Anexo: Bem, lendo esta série de posts - dedicada a Um texto de Samora Machel - de Carlos Serra, constato que ele não aprendeu com os erros do passado recente de Moçambique. A desfiguração da História de Moçambique levada a cabo em nome de uma mitologia conceptual não ajuda os moçambicanos a superar as suas dificuldades de desenvolvimento. Carlos Serra ainda não compreendeu que Moçambique é uma construção colonial portuguesa e que, enquanto país independente, só pode sonhar com o futuro se souber preservar a memória do seu passado colonial. Os povos africanos só entraram na rota da civilização graças à acção colonizadora dos europeus: o que quer dizer que rompendo com o seu passado colonial se colocam fora do movimento da história, tornando-se presas fáceis da expansão chinesa ou islâmica. (Carlos Serra está a escrever outra série hilariante dedicada à Teoria do conhecimento de Samora Machel. Escusado será dizer que todos nós filósofos profissionais nos fartamos de rir!)


J Francisco Saraiva de Sousa 

6 comentários:

J Francisco Saraiva de Sousa disse...

Bem, está concluído. Não sei se farei alguma melhoria ou acrescento: o essencial foi dito.

J Francisco Saraiva de Sousa disse...

Bem, o meu blog aparece em determinados sites com a bandeira dos USA - american blog.

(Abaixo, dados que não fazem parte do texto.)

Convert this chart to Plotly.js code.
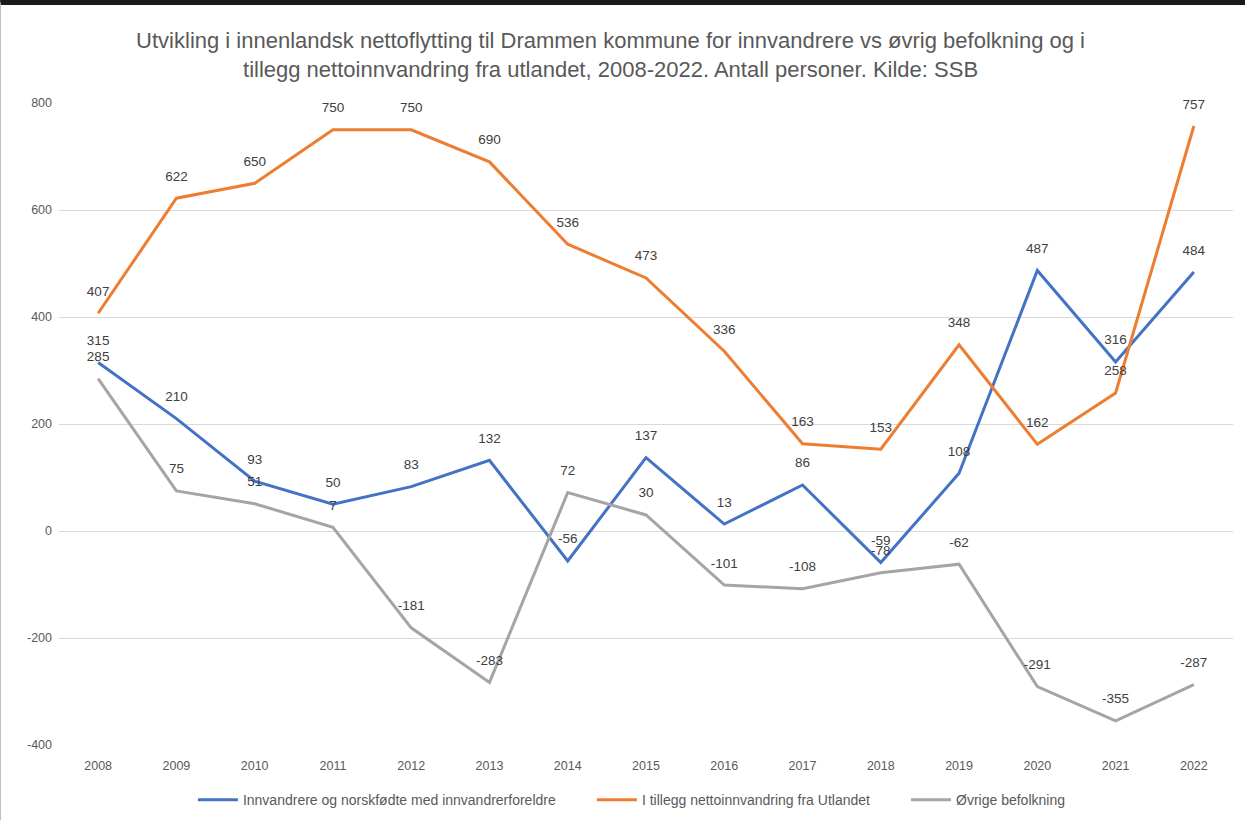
<!DOCTYPE html>
<html>
<head>
<meta charset="utf-8">
<script src="https://cdn.plot.ly/plotly-3.0.1.min.js"></script>
<style>
  html, body { margin: 0; padding: 0; background: #fff; }
  #chart { width: 1244px; height: 815px; border-top: 5px solid #1a1a1a; border-left: 1px solid #bfbfbf; }
</style>
</head>
<body>
<div id="chart"></div>
<script>
// Innenlandsk nettoflytting Drammen, 2008-2022
var years = ['2008', '2009', '2010', '2011', '2012', '2013', '2014', '2015',
             '2016', '2017', '2018', '2019', '2020', '2021', '2022'];
var innvandrere = [315, 210, 93, 50, 83, 132, -56, 137, 13, 86, -59, 108, 487, 316, 484];
var utlandet = [407, 622, 650, 750, 750, 690, 536, 473, 336, 163, 153, 348, 162, 258, 757];
var ovrige = [285, 75, 51, 7, -181, -283, 72, 30, -101, -108, -78, -62, -291, -355, -287];
var yTicks = [-400, -200, 0, 200, 400, 600, 800];

var fontFam = 'Liberation Sans, Arial, sans-serif';
var labelFont = {family: fontFam, size: 13.5, color: '#404040'};
var pad = '\u00a0\u00a0\u00a0\u00a0\u00a0\u00a0\u00a0\u00a0';

function lineTrace(name, values, color) {
    return {
        x: years,
        y: values,
        name: name,
        type: 'scatter',
        mode: 'lines',
        line: {color: color, width: 3},
        hoverinfo: 'x+y'
    };
}

// labels sit on invisible markers so they are lifted off the line like in Excel
function labelTrace(values) {
    return {
        x: years,
        y: values,
        type: 'scatter',
        mode: 'markers+text',
        text: values.map(String),
        textposition: 'top center',
        textfont: labelFont,
        marker: {size: 21, color: 'rgba(0,0,0,0)'},
        showlegend: false,
        hoverinfo: 'skip',
        cliponaxis: false
    };
}

var data = [
    lineTrace('Innvandrere og norskfødte med innvandrerforeldre' + pad, innvandrere, '#4472C4'),
    lineTrace('I tillegg nettoinnvandring fra Utlandet' + pad, utlandet, '#ED7D31'),
    lineTrace('Øvrige befolkning', ovrige, '#A5A5A5'),
    labelTrace(innvandrere),
    labelTrace(utlandet),
    labelTrace(ovrige)
];

var layout = {
    title: {
        text: 'Utvikling i innenlandsk nettoflytting til Drammen kommune for innvandrere vs øvrig befolkning og i<br>tillegg nettoinnvandring fra utlandet, 2008-2022. Antall personer. Kilde: SSB',
        font: {family: fontFam, size: 22, color: '#595959'},
        x: 0.49,
        xanchor: 'center',
        y: 0.947,
        yanchor: 'top'
    },
    margin: {l: 58, r: 12, t: 98, b: 75},
    paper_bgcolor: '#ffffff',
    plot_bgcolor: '#ffffff',
    showlegend: true,
    legend: {
        orientation: 'h',
        xref: 'paper',
        x: 0.488,
        xanchor: 'center',
        yref: 'container',
        y: 0.0245,
        yanchor: 'middle',
        font: {family: fontFam, size: 14, color: '#595959'},
        itemwidth: 40,
        tracegroupgap: 0
    },
    xaxis: {
        type: 'category',
        range: [-0.5, 14.5],
        showgrid: false,
        zeroline: false,
        showline: false,
        ticks: '',
        ticklabelstandoff: 11,
        tickfont: {family: fontFam, size: 12.5, color: '#595959'}
    },
    yaxis: {
        range: [-400, 800],
        tickvals: yTicks,
        ticktext: yTicks.map(String),
        showgrid: true,
        gridcolor: '#d9d9d9',
        gridwidth: 1,
        zeroline: false,
        showline: false,
        ticks: '',
        ticklabelstandoff: 6,
        tickfont: {family: fontFam, size: 12.5, color: '#595959'}
    }
};

Plotly.newPlot('chart', data, layout, {displayModeBar: false});
</script>
</body>
</html>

J Francisco Saraiva de Sousa disse...

Este texto teve uma ampla difusão, tendo sido editado no blog Moçambique para Todos.

Florêncio disse...

Prezado Francisco,
Ciclicamente, Carlos Serra volta, morbidamente, ao eudeusamente de Samora, intoxicando seus acólitos com “mais do mesmo”.
Samora foi sem dúvida, um homem com carisma, líder, intuitivo. Porém, como governante /estadista destruiu a economia, ordenou execuções públicas sem julgamento, promulgou a “lei do chamboco” (da chicotada) e tantas mais barbaridades: À luz da actual Constituição de Moçambique, foi um criminoso!
Carlos Serra vê em Samora o Pastor: “olha para o que eu digo e não para o que eu faço!” e, entretem-se com exercícios de “masturbação mental” sustentados em slogans do regime.

Sobre nações africanas, recordo sempre o último Presidente da África do Sul do Apartheid, Johannes Vorster. Aos que defendiam que o poder deveria ser entregue à maioria (negra), Vorster argumentava que a Africa de Sul era um país de minorias: composto de várias nações negras, com território, língua e cultura próprias, e de uma nação branca maioritariamente afrikaner. Isoladamente, em população, nenhuma destas nações era maioritária.

Moçambique é, também, o somatório de quase duas dezenas de nações, com território, língua e cultura muito diferenciadas, ou seja: se antes o solgan colonial dizia que “Moçambique é Moçambique, porque é Portugal”, hoje pode dizer-se, com propriedade, que Moçambique é Moçambique, porque FOI Portugal”. Só um mentecapto não entende esta realidade!
Um abraço.

J Francisco Saraiva de Sousa disse...

Prezado Florêncio

Eu pensei que o Carlos Serra tinha melhorado da sua doença, mas, quando li os últimos posts dele, vi que tinha piorado. Sim, de facto, ele envenena... não faz sentido todo esse veneno: o que interessa é libertar o nosso futuro.

J Francisco Saraiva de Sousa disse...

Ui, não gosto da Lei do Chamboco... muito ditatorial.